My enjoyment of the book decreased, though, once Janice decides that she will enter the Miss Melva Livermush pageant--a female rite of passage in the town--in order to observe and write about it from an insider's point of view. She doesn't really do so, and seems to actually be giving her best effort to succeed in the pageant. I grew tired of the description of rehearsals of how to walk, putting on makeup and doing the hair, and donning the gowns for the competition, and I wasn't particularly interested in the talent portion of the competition. I longed for the snarkier Janice, and while Janice is probably happier and better adjusted after her pageant experience, things seemed to be wrapped up too neatly for my tastes in the end.

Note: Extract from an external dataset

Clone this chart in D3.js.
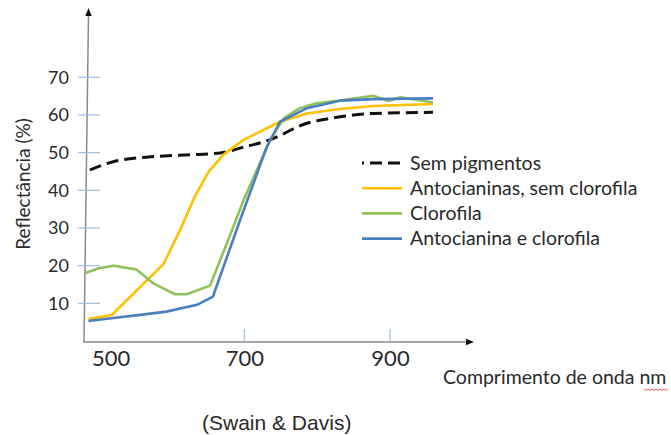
<!DOCTYPE html>
<html>
<head>
<meta charset="utf-8">
<script src="https://cdn.jsdelivr.net/npm/d3@7"></script>
<style>
  body { margin: 0; background: #fff; }
  text { font-family: Lato, "Open Sans", sans-serif; fill: #2a2a2a; }
</style>
</head>
<body>
<svg id="chart" width="671" height="435"></svg>
<script>
// values (wavelength nm, reflectance %)
var semPigmentos = [[488,45.4],[520,47.6],[566,48.8],[620,49.4],[667,49.9],[694,51.2],[735,53.4],[786,57.8],[818,59.1],[877,60.4],[959,60.7]];
var antocianinas = [[486,5.8],[518,6.9],[589,20.4],[612,29.5],[632,38.3],[651,44.9],[671,49.4],[699,53.4],[749,58.2],[786,60.4],[831,61.6],[877,62.4],[959,62.9]];
var clorofila = [[481,18.0],[500,19.3],[520,20.0],[552,19.0],[575,15.3],[605,12.4],[621,12.4],[653,14.7],[676,25.9],[699,37.4],[735,53.2],[754,59.1],[776,61.8],[799,63.1],[831,63.8],[877,65.1],[898,63.7],[914,64.7],[959,63.3]];
var antoClorofila = [[486,5.3],[520,6.1],[560,7.0],[593,7.8],[635,9.6],[657,11.8],[694,32.0],[731,51.6],[749,58.2],[786,61.8],[831,63.8],[877,64.2],[959,64.4]];

var seriesNames = ["Sem pigmentos", "Antocianinas, sem clorofila", "Clorofila", "Antocianina e clorofila"];
var xTicks = [500, 700, 900];
var xTickMarks = [700, 900];
var yTicks = [10, 20, 30, 40, 50, 60, 70];

var svg = d3.select("#chart");

var x = d3.scaleLinear().domain([500, 900]).range([98.6, 390]);
var y = d3.scaleLinear().domain([0, 70]).range([341, 77.3]);

var colors = ["#111", "#ffc000", "#92c05a", "#4a7fc1"];
var allSeries = [semPigmentos, antocianinas, clorofila, antoClorofila];

// axes lines (slightly tilted y axis like the original drawing)
svg.append("line").attr("x1", 88.5).attr("y1", 14).attr("x2", 84).attr("y2", 342)
  .attr("stroke", "#8a8a8a").attr("stroke-width", 1.5);
svg.append("path").attr("d", "M88.5,8 L85.3,16 L91.7,16 Z").attr("fill", "#111");
svg.append("line").attr("x1", 83).attr("y1", 342).attr("x2", 468).attr("y2", 342)
  .attr("stroke", "#8a8a8a").attr("stroke-width", 1.5);
svg.append("path").attr("d", "M474,342 L466,338.8 L466,345.2 Z").attr("fill", "#111");

// y ticks
svg.selectAll(".ytick").data(yTicks).enter().append("line")
  .attr("x1", 78).attr("x2", 100)
  .attr("y1", function(d) { return y(d); }).attr("y2", function(d) { return y(d); })
  .attr("stroke", "#9dbfe3").attr("stroke-width", 1.2);

var yAxis = svg.append("g").attr("transform", "translate(84,0)")
  .call(d3.axisLeft(y).tickValues(yTicks).tickSize(0).tickPadding(15));
yAxis.select(".domain").remove();
yAxis.selectAll("text").style("font-size", "18px").style("font-family", "Lato");

// x ticks
svg.selectAll(".xtick").data(xTickMarks).enter().append("line")
  .attr("x1", function(d) { return x(d); }).attr("x2", function(d) { return x(d); })
  .attr("y1", 329).attr("y2", 342)
  .attr("stroke", "#9dbfe3").attr("stroke-width", 1.2);

var xAxis = svg.append("g").attr("transform", "translate(0,342)")
  .call(d3.axisBottom(x).tickValues(xTicks).tickSize(0).tickPadding(8));
xAxis.select(".domain").remove();
xAxis.selectAll("text").style("font-size", "22px").style("font-family", "Lato");
// the first label sits a bit right of its place in the original
xAxis.selectAll("text").filter(function(d) { return d == 500; }).attr("dx", 12);

// lines
var line = d3.line()
  .x(function(d) { return x(d[0]); })
  .y(function(d) { return y(d[1]); });

allSeries.forEach(function(s, i) {
  svg.append("path")
    .datum(s)
    .attr("d", i == 0 ? line.curve(d3.curveMonotoneX)(s) : line.curve(d3.curveLinear)(s))
    .attr("fill", "none")
    .attr("stroke", colors[i])
    .attr("stroke-width", i == 0 ? 3 : 2.6)
    .attr("stroke-dasharray", i == 0 ? "12,6" : null)
    .attr("stroke-linejoin", "round");
});

// legend
var leg = svg.append("g");
seriesNames.forEach(function(name, i) {
  var ly = 163 + i * 25.2;
  leg.append("line").attr("x1", 362).attr("x2", 402).attr("y1", ly).attr("y2", ly)
    .attr("stroke", colors[i]).attr("stroke-width", i == 0 ? 3 : 2.6)
    .attr("stroke-dasharray", i == 0 ? "12,6" : null)
    .attr("stroke-dashoffset", i == 0 ? 10 : null);
  leg.append("text").attr("x", 410).attr("y", ly + 6.5)
    .style("font-size", "19.5px").text(name);
});

// axis titles
svg.append("text")
  .attr("transform", "translate(30,184) rotate(-90)")
  .attr("text-anchor", "middle")
  .style("font-size", "19px")
  .text("Reflectância (%)");

svg.append("text").attr("x", 443).attr("y", 384)
  .style("font-size", "19.5px")
  .text("Comprimento de onda nm");

// spell-check squiggle under "nm"
var sq = "M644,389";
for (var k = 0; k < 12; k++) { sq += " l2," + (k % 2 ? -1.5 : 1.5); }
svg.append("path").attr("d", sq).attr("fill", "none").attr("stroke", "#e03030").attr("stroke-width", 0.8);

svg.append("text").attr("x", 202).attr("y", 430)
  .style("font-family", "Liberation Sans, Arial, sans-serif")
  .style("font-size", "21px")
  .text("(Swain & Davis)");
</script>
</body>
</html>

Still, any author that can conceive of a term and practice such as"slirting" (basically, flirting with guys who have no chance with you and then acting all surprised when they are attracted, kind of a combination of slumming and flirting) is one to watch in the future.
Favorite Lines:
“I had met Margot the first day of middle school. There, in the lonely, teeming cafeteria, she had smiled and cleared a space for my tray on the lunch table when I, a shipwrecked sailor on the social seas, asked quietly if I could pull up a chair” (p. 9).
“I thought of Ruth Benedict approaching the Pueblo people n New Mexico for the first time. I thought of Margaret Mead and the Dobu in New Guinea. I took a breath and prepared myself: Janice Wills, field anthropologist, about to enter the world of a true Melva High School bash” (p. 93).